**What is required:** Look through the data below and count each line where the word "that" appears. Reply with the count alone.

::: Available data

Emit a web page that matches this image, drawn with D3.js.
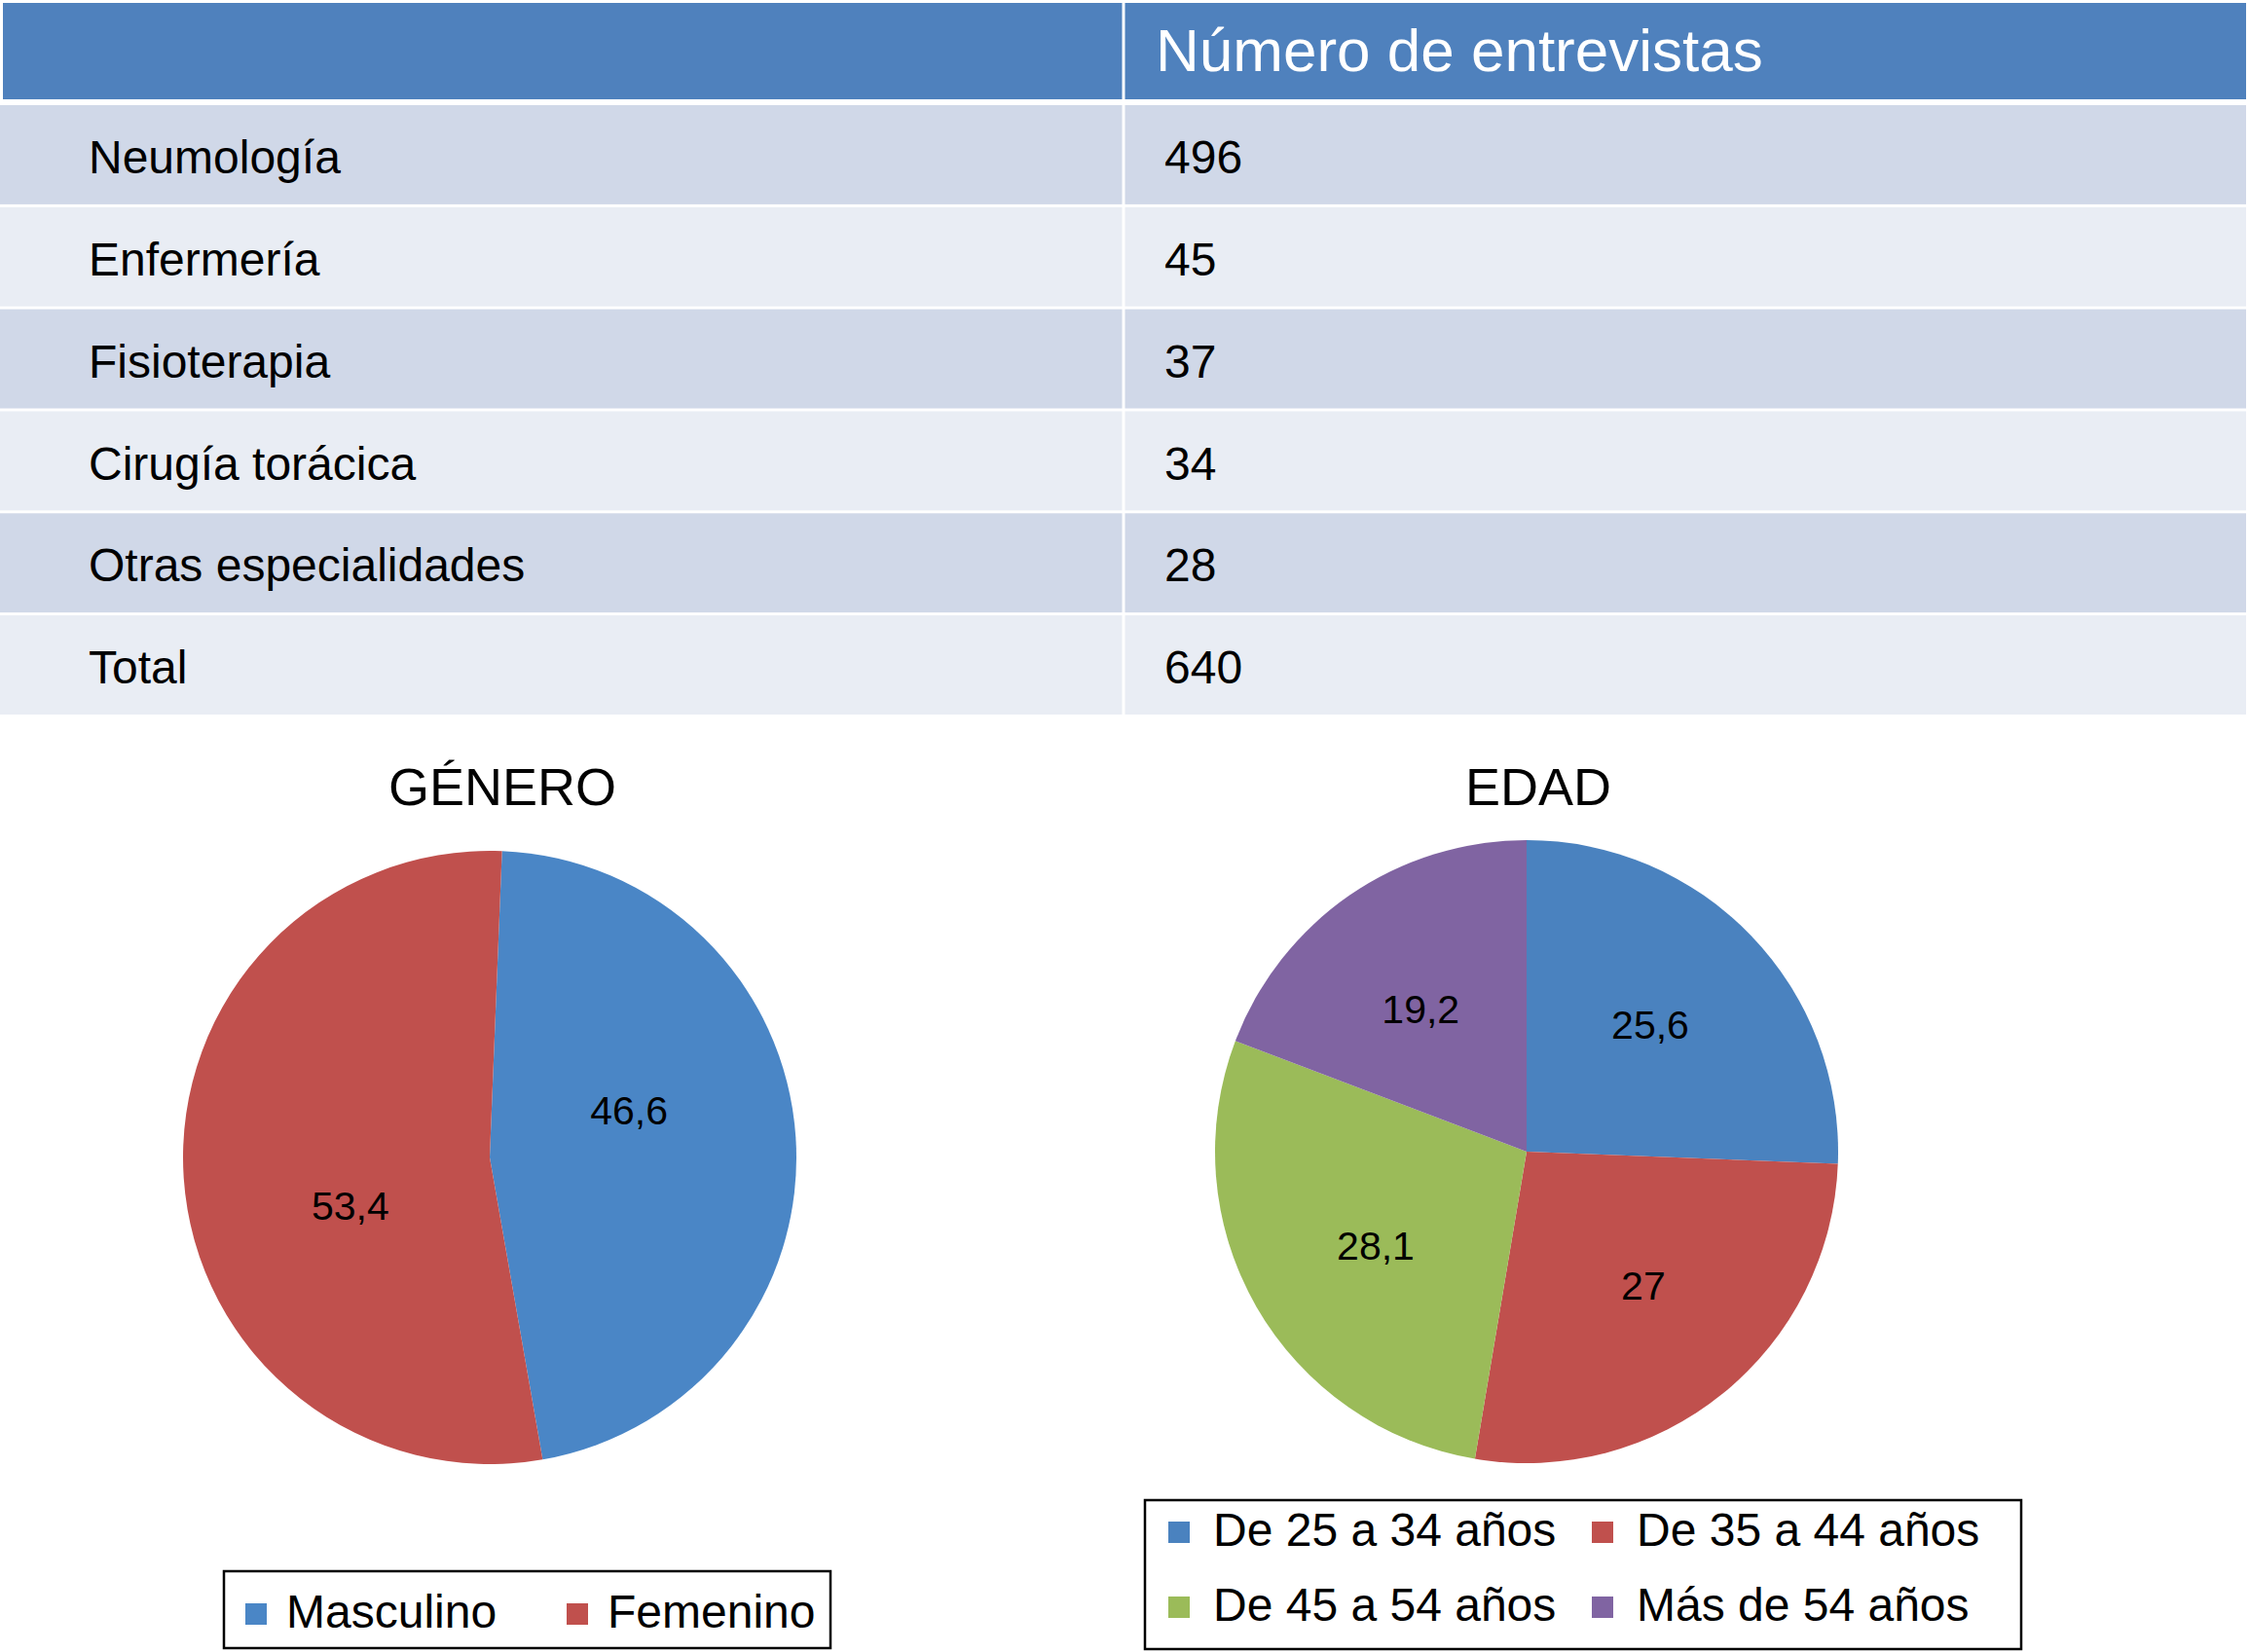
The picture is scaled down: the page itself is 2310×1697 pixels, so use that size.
<!DOCTYPE html>
<html>
<head>
<meta charset="utf-8">
<script src="https://cdn.jsdelivr.net/npm/d3@7"></script>
<style>
  body { margin: 0; background: #fff; }
  svg text { font-family: "Liberation Sans", Arial, Helvetica, sans-serif; }
</style>
</head>
<body>
<div class="app"></div>
<script>
// table data
var headerLabel = "Número de entrevistas";
var rowLabels = ["Neumología", "Enfermería", "Fisioterapia", "Cirugía torácica", "Otras especialidades", "Total"];
var rowValues = [496, 45, 37, 34, 28, 640];

// pie data
var generoTitle = "GÉNERO";
var generoLabels = ["Masculino", "Femenino"];
var generoValues = [46.6, 53.4];

var edadTitle = "EDAD";
var edadLabels = ["De 25 a 34 años", "De 35 a 44 años", "De 45 a 54 años", "Más de 54 años"];
var edadValues = [25.6, 27, 28.1, 19.2];

var width = 2310, height = 1697;
var fmt = function(v) { return String(v).replace(".", ","); };

var svg = d3.select(".app").append("svg")
    .attr("width", width)
    .attr("height", height);

// ---- table ----
var colSplit = 1154;
var tableRight = 2307;
var gap = 3;

svg.append("rect")
    .attr("x", 3).attr("y", 3)
    .attr("width", colSplit - gap / 2 - 3).attr("height", 99)
    .attr("fill", "#4F81BD");
svg.append("rect")
    .attr("x", colSplit + gap / 2).attr("y", 3)
    .attr("width", tableRight - colSplit - gap / 2).attr("height", 99)
    .attr("fill", "#4F81BD");
svg.append("text")
    .attr("x", 1187).attr("y", 51)
    .attr("dy", "0.36em")
    .attr("fill", "#fff")
    .attr("font-size", 62)
    .text(headerLabel);

var y = d3.scaleBand()
    .domain(rowLabels)
    .range([108, 734])
    .paddingInner(0.028);

var rows = svg.append("g").selectAll("g")
    .data(rowLabels)
    .join("g");

rows.append("rect")
    .attr("x", 0).attr("y", function(d) { return y(d); })
    .attr("width", colSplit - gap / 2).attr("height", y.bandwidth())
    .attr("fill", function(d, i) { return i % 2 ? "#E9EDF4" : "#D0D8E8"; });
rows.append("rect")
    .attr("x", colSplit + gap / 2).attr("y", function(d) { return y(d); })
    .attr("width", tableRight - colSplit - gap / 2).attr("height", y.bandwidth())
    .attr("fill", function(d, i) { return i % 2 ? "#E9EDF4" : "#D0D8E8"; });
rows.append("text")
    .attr("x", 91)
    .attr("y", function(d) { return y(d) + y.bandwidth() / 2; })
    .attr("dy", "0.4em")
    .attr("font-size", 48)
    .text(function(d) { return d; });
rows.append("text")
    .attr("x", 1196)
    .attr("y", function(d) { return y(d) + y.bandwidth() / 2; })
    .attr("dy", "0.4em")
    .attr("font-size", 48)
    .text(function(d, i) { return rowValues[i]; });

// ---- pies ----
function drawPie(opts) {
  var g = svg.append("g")
      .attr("transform", "translate(" + opts.cx + "," + opts.cy + ")");
  var start = opts.startDeg * Math.PI / 180;
  var pie = d3.pie().sort(null)
      .startAngle(start).endAngle(start + 2 * Math.PI);
  var arcs = pie(opts.values);
  var arc = d3.arc().innerRadius(0).outerRadius(opts.r);
  var labelArc = d3.arc()
      .innerRadius(opts.r * opts.labelR).outerRadius(opts.r * opts.labelR);
  var shift = opts.labelShift * Math.PI / 180;

  g.selectAll("path")
      .data(arcs)
      .join("path")
      .attr("d", arc)
      .attr("fill", function(d, i) { return opts.colors[i]; });

  g.selectAll("text.lbl")
      .data(arcs)
      .join("text")
      .attr("class", "lbl")
      .attr("transform", function(d) {
        var c = labelArc.centroid({startAngle: d.startAngle + shift, endAngle: d.endAngle + shift});
        return "translate(" + c + ")";
      })
      .attr("text-anchor", "middle")
      .attr("dy", "0.36em")
      .attr("font-size", 41)
      .text(function(d) { return fmt(d.data); });

  svg.append("text")
      .attr("x", opts.titleX).attr("y", 827)
      .attr("text-anchor", "middle")
      .attr("font-size", 54)
      .text(opts.title);

  // legend
  var lg = opts.legend;
  svg.append("rect")
      .attr("x", lg.x).attr("y", lg.y)
      .attr("width", lg.w).attr("height", lg.h)
      .attr("fill", "none")
      .attr("stroke", "#000")
      .attr("stroke-width", 2.5);
  var items = svg.append("g").selectAll("g")
      .data(opts.labels)
      .join("g")
      .attr("transform", function(d, i) {
        return "translate(" + (lg.x + lg.cols[i % lg.cols.length]) + "," +
          (lg.y + lg.rows[Math.floor(i / lg.cols.length)]) + ")";
      });
  items.append("rect")
      .attr("x", 0).attr("y", -25)
      .attr("width", 22).attr("height", 22)
      .attr("fill", function(d, i) { return opts.colors[i]; });
  items.append("text")
      .attr("x", lg.textGap).attr("y", 0)
      .attr("font-size", 48)
      .text(function(d) { return d; });
}

drawPie({
  title: generoTitle, titleX: 516,
  values: generoValues, labels: generoLabels,
  colors: ["#4A86C6", "#C0504D"],
  cx: 503, cy: 1189, r: 315, startDeg: 2.3,
  labelR: 0.48, labelShift: -15,
  legend: {x: 230, y: 1614, w: 623, h: 79, cols: [22, 352], rows: [58], textGap: 42}
});

drawPie({
  title: edadTitle, titleX: 1580,
  values: edadValues, labels: edadLabels,
  colors: ["#4A82BF", "#C0504D", "#9BBB59", "#8064A2"],
  cx: 1568, cy: 1183, r: 320, startDeg: 0,
  labelR: 0.57, labelShift: -2,
  legend: {x: 1176, y: 1541, w: 900, h: 153, cols: [24, 459], rows: [47, 124], textGap: 46}
});
</script>
</body>
</html>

::::::

**Exercise response:** 2